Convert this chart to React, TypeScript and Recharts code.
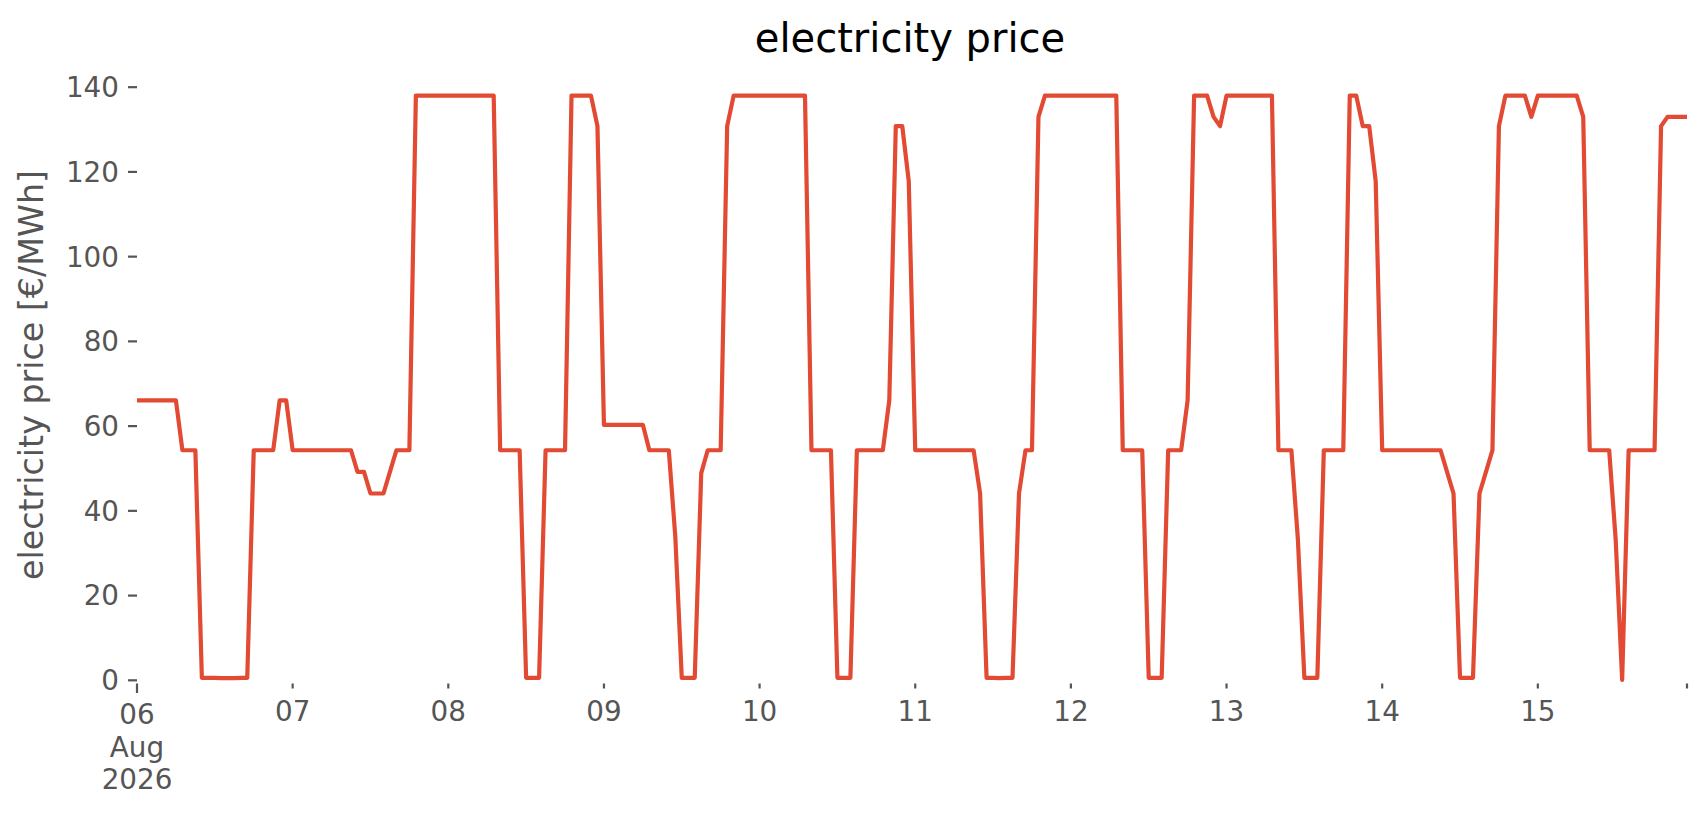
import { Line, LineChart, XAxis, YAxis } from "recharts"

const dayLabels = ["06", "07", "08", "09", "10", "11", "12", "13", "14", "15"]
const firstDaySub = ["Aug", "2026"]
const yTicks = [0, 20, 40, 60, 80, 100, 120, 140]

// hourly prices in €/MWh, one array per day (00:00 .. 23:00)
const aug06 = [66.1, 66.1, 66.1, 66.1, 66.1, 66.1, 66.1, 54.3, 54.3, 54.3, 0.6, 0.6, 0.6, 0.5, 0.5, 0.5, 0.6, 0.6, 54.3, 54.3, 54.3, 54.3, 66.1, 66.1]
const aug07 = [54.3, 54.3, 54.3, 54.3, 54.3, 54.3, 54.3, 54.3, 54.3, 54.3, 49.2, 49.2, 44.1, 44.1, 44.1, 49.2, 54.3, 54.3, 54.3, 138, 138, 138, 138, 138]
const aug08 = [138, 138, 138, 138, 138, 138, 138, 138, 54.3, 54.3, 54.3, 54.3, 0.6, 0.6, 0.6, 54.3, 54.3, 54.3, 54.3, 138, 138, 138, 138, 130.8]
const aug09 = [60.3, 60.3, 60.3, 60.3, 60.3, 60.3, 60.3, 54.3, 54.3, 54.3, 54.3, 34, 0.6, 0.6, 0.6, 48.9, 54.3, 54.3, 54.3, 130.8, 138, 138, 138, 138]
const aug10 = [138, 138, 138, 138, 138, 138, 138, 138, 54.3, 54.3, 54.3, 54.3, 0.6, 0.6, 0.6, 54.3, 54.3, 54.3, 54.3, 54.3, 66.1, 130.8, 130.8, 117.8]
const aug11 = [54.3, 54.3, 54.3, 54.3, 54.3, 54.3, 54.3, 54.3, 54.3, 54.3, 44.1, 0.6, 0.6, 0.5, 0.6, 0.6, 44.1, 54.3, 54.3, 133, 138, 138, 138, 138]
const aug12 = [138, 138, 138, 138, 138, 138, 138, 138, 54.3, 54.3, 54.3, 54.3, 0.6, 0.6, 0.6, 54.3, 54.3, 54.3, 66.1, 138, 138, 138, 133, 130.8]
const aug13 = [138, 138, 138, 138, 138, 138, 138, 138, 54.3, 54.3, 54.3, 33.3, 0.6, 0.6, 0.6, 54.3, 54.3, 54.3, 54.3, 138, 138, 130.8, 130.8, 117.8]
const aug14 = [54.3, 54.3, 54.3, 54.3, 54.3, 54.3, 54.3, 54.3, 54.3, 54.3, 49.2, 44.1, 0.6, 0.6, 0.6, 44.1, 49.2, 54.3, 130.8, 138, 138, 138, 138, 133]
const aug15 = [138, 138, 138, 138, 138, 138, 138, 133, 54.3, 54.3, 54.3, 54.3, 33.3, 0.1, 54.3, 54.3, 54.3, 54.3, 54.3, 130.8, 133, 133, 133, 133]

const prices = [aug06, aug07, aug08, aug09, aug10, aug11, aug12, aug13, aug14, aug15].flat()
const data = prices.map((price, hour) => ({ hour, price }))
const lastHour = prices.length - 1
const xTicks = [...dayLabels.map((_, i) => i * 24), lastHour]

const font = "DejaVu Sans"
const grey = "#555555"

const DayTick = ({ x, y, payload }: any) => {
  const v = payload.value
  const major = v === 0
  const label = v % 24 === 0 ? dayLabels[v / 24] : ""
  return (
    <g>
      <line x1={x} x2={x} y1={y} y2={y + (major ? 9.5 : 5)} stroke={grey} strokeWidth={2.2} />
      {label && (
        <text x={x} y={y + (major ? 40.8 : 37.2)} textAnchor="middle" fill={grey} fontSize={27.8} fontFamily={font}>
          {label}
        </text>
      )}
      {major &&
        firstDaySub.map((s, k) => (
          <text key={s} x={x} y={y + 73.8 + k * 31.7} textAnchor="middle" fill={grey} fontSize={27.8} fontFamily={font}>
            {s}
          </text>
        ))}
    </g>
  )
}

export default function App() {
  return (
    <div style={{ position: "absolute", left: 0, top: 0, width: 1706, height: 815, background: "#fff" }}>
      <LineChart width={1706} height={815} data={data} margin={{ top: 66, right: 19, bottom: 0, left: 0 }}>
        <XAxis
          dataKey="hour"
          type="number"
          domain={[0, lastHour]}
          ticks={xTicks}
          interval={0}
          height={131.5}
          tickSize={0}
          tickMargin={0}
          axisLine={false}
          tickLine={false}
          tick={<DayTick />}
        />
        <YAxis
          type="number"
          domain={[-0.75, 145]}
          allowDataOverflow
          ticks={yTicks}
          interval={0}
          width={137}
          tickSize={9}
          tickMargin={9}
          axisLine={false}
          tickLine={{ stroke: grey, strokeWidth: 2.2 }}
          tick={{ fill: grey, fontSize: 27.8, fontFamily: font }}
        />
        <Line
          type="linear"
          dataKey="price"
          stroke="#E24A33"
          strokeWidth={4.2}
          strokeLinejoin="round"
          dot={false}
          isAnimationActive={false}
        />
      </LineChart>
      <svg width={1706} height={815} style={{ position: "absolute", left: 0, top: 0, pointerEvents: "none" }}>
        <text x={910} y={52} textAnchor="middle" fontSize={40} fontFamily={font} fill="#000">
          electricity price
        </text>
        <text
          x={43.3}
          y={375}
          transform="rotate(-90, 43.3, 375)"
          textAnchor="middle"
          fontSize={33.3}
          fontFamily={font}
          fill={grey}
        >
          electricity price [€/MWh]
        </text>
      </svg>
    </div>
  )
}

- - - - -

◆ INSTRUCTIONS TO FOLLOW ◆
Pictures are excluded; extract exactly the lines from the start of the data through the line that holds "const yTicks = [0, 20, 40, 60, 80, 100, 120, 140]", both ends included.

◆ COMPLETE RESPONSE ◆
Convert this chart to React, TypeScript and Recharts code.
import { Line, LineChart, XAxis, YAxis } from "recharts"

const dayLabels = ["06", "07", "08", "09", "10", "11", "12", "13", "14", "15"]
const firstDaySub = ["Aug", "2026"]
const yTicks = [0, 20, 40, 60, 80, 100, 120, 140]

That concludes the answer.